Monitoring and Maintenance
Machine learning models require continuous oversight after deployment:
-
Performance Tracking: Detect changes in prediction accuracy.
-
Data Drift Detection: Identify shifts in input data patterns that may affect results.
-
Model Retraining: Update the model as new data becomes available.
The field of MLOps (Machine Learning Operations) integrates DevOps practices into ML workflows, ensuring continuous integration, delivery, and monitoring of models in production.
Example: A streaming platform’s recommendation model must be retrained regularly as user preferences evolve. Continuous monitoring helps maintain relevant and accurate suggestions.
8. Challenges and Considerations
Machine learning offers vast potential, but it comes with challenges that affect accuracy, fairness, and practicality.
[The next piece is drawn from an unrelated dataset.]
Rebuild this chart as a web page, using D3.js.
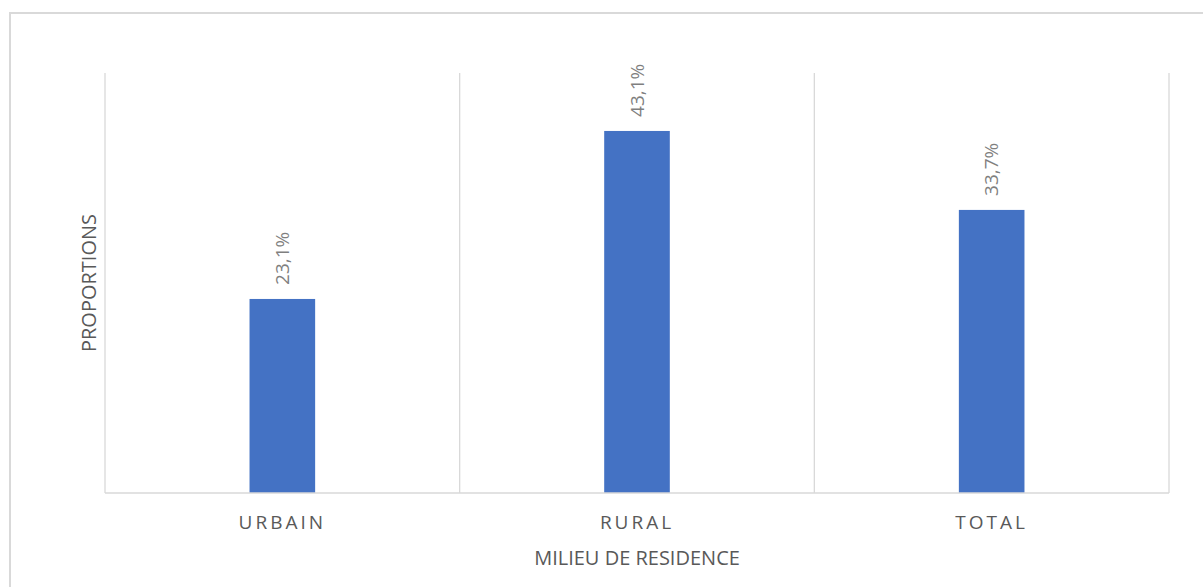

Ethical and Social Challenges
-
Bias: If training data reflects biased patterns, the model may reproduce them.
-
Privacy: Protecting sensitive data and complying with regulations like GDPR.
-
Transparency: Explaining how models make decisions (especially in regulated industries).
Technical Challenges
-
Data Quality: Inconsistent or incomplete data can reduce performance.
-
Model Interpretability: Complex models such as deep neural networks can act as “black boxes.”
-
Scalability: Managing large datasets and ensuring the infrastructure can handle production workloads.
Operational Challenges
-
Maintenance Costs: Retraining and version control require ongoing investment.
-
Integration: Aligning ML outputs with existing business systems.
-
Change Management: Helping teams trust and adopt automated decision-making tools.
Emerging practices such as explainable AI (XAI) and federated learning aim to address these issues by making models more interpretable and privacy-conscious.
9. Practical Applications
To illustrate the importance of these components, consider a marketing analytics use case.
A digital marketing firm wants to predict which users are most likely to engage with a new campaign.
-
Data: Historical engagement rates, demographics, and browsing activity.
-
Algorithm: Logistic regression or random forest for classification.
-
Model: Trained to predict the probability of engagement.
-
Training and Testing: Historical data split for model validation.
-
Evaluation: Precision and recall metrics to assess accuracy.
-
Deployment: Integrated with a campaign management system to automate targeting.
-
Monitoring: Periodic retraining as consumer preferences shift.
Each component plays a critical role in turning raw data into actionable insights that optimize marketing spend and customer experience.
10. The Interconnected Workflow
Machine learning components do not function in isolation. The workflow follows a continuous feedback loop:
-
Data Collection → Preprocessing → Training → Evaluation → Deployment → Monitoring.
-
As new data enters the system, feedback from the monitoring stage informs retraining.
-
This cycle enables the system to evolve and adapt over time.
This feedback-driven structure ensures that ML models remain accurate and relevant in dynamic environments, such as changing market conditions or evolving customer preferences.
Machine learning works best when its core parts—data, algorithms, models, training, evaluation, and deployment—work well together. Understanding these basics helps businesses use AI wisely and make better decisions. As data grows, companies that focus on good data, reliable algorithms, and proper monitoring can gain an edge. Today, ML is not just about automation, but about creating systems that make smarter, more informed decisions.